Stated task >> Up to and including the line with "y_ticks = list(range(0, 181, 20))", write out the listing from its first line, minus the pictures.

Dataset section >>
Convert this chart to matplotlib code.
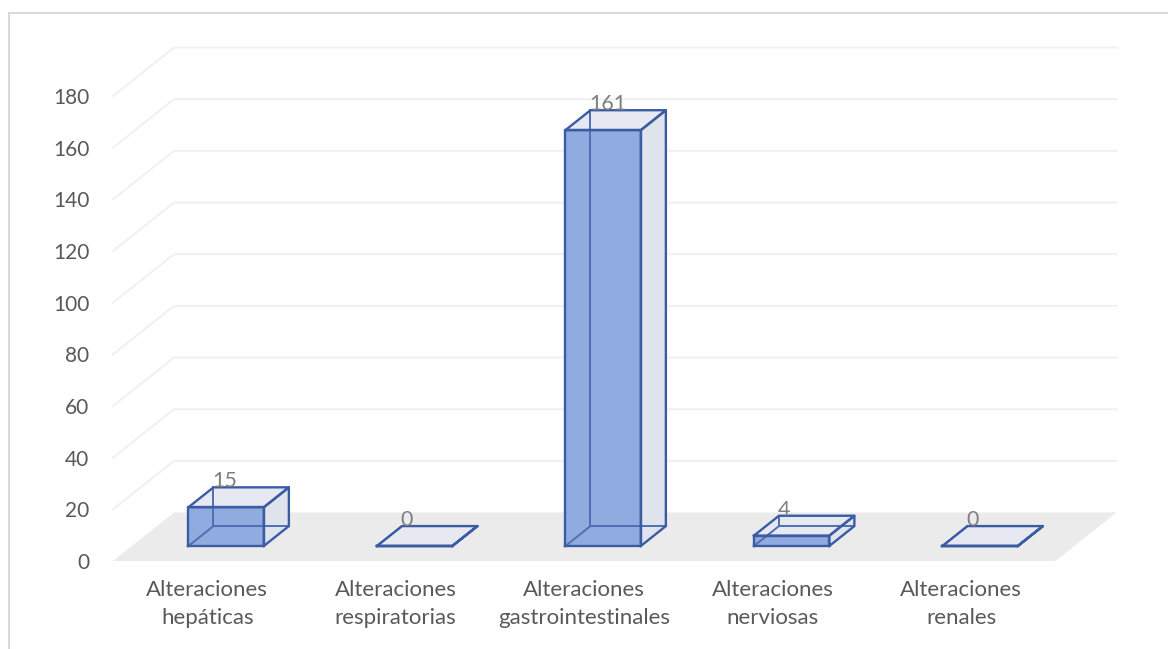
import matplotlib.pyplot as plt
from matplotlib.lines import Line2D
from matplotlib.patches import Polygon

categories = ['Alteraciones\nhepáticas', 'Alteraciones\nrespiratorias',
              'Alteraciones\ngastrointestinales', 'Alteraciones\nnerviosas',
              'Alteraciones\nrenales']
values = [15, 0, 161, 4, 0]
y_ticks = list(range(0, 181, 20))

plt.rcParams['font.family'] = ['Lato', 'DejaVu Sans']

W, H = 1168, 649
fig = plt.figure(figsize=(W / 100, H / 100), dpi=100)

# the axes box is the front plane of the floor; depth is faked with an oblique shift
left_px, bottom_px, right_px, top_px = 113, 88, 1130, 619
px_cat = 188.5   # pixels per category
px_val = 2.583   # pixels per unit
ax = fig.add_axes([left_px / W, bottom_px / H,
                   (right_px - left_px) / W, (top_px - bottom_px) / H])
ax.set_xlim(-0.5, -0.5 + (right_px - left_px) / px_cat)
ax.set_ylim(0, (top_px - bottom_px) / px_val)

DX = 61 / px_cat
DY = 48.5 / px_val
F0, F1 = 0.31, 0.72   # bar front / back depth
BW = 0.40
n = len(categories)


def proj(x, v, d):
    return (x + d * DX, v + d * DY)


# floor
floor = [proj(-0.5, 0, 0), proj(n - 0.5, 0, 0), proj(n - 0.5, 0, 1), proj(-0.5, 0, 1)]
ax.add_patch(Polygon(floor, closed=True, facecolor='#ebebeb', edgecolor='none',
                     zorder=1, clip_on=False))

# gridlines on side and back walls
for t in y_ticks[1:]:
    pts = [proj(-0.5, t, 0), proj(-0.5, t, 1), proj(n - 0.5, t, 1)]
    ax.add_line(Line2D([p[0] for p in pts], [p[1] for p in pts],
                       color='#f0f0f0', lw=1.4, zorder=0.5, clip_on=False))

edge = '#3b5ca3'
hidden = '#4f6fb2'
for i, v in enumerate(values):
    x0, x1 = i - BW / 2, i + BW / 2
    right = [proj(x1, 0, F0), proj(x1, 0, F1), proj(x1, v, F1), proj(x1, v, F0)]
    top = [proj(x0, v, F0), proj(x1, v, F0), proj(x1, v, F1), proj(x0, v, F1)]
    front = [proj(x0, 0, F0), proj(x1, 0, F0), proj(x1, v, F0), proj(x0, v, F0)]
    ax.add_patch(Polygon(right, closed=True, facecolor='#dfe3ec', edgecolor='none', zorder=2))
    ax.add_patch(Polygon(top, closed=True, facecolor='#e6e9f1', edgecolor='none', zorder=2))
    ax.add_patch(Polygon(front, closed=True, facecolor='#8fabdf', edgecolor='none', zorder=2))

    # edges behind the front face
    for a, b in [((x0, 0, F1), (x0, v, F1)), ((x0, 0, F1), (x1, 0, F1)),
                 ((x0, 0, F0), (x0, 0, F1))]:
        pa, pb = proj(*a), proj(*b)
        ax.add_line(Line2D([pa[0], pb[0]], [pa[1], pb[1]], color=hidden,
                           lw=1.4, zorder=3))
    # outer edges
    for poly in (front, top, right):
        xs = [p[0] for p in poly] + [poly[0][0]]
        ys = [p[1] for p in poly] + [poly[0][1]]
        ax.add_line(Line2D(xs, ys, color=edge, lw=1.7, zorder=4,
                           solid_joinstyle='round'))

    ax.annotate(str(v), xy=proj(x0, v, F1), xytext=(-1, 0),
                textcoords='offset points', ha='left', va='baseline',
                color='#7f7f7f', fontsize=15.5, zorder=5)

ax.set_xticks(range(n))
ax.set_xticklabels(categories, linespacing=1.45)
ax.set_yticks(y_ticks)
ax.tick_params(axis='both', length=0, labelcolor='#595959')
ax.tick_params(axis='y', pad=17, labelsize=15)
ax.tick_params(axis='x', pad=14, labelsize=16)
for s in ax.spines.values():
    s.set_visible(False)
ax.set_facecolor('none')

# chart area border (only the top and left edges fall inside the image)
fig.add_artist(Line2D([9 / W, 9 / W], [0, 1 - 13 / H], color='#d9d9d9', lw=1.5,
                      transform=fig.transFigure))
fig.add_artist(Line2D([9 / W, 1], [1 - 13 / H, 1 - 13 / H], color='#d9d9d9', lw=1.5,
                      transform=fig.transFigure))

fig.savefig('out.png', dpi=100)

Reply to the exercise >>
Convert this chart to matplotlib code.
import matplotlib.pyplot as plt
from matplotlib.lines import Line2D
from matplotlib.patches import Polygon

categories = ['Alteraciones\nhepáticas', 'Alteraciones\nrespiratorias',
              'Alteraciones\ngastrointestinales', 'Alteraciones\nnerviosas',
              'Alteraciones\nrenales']
values = [15, 0, 161, 4, 0]
y_ticks = list(range(0, 181, 20))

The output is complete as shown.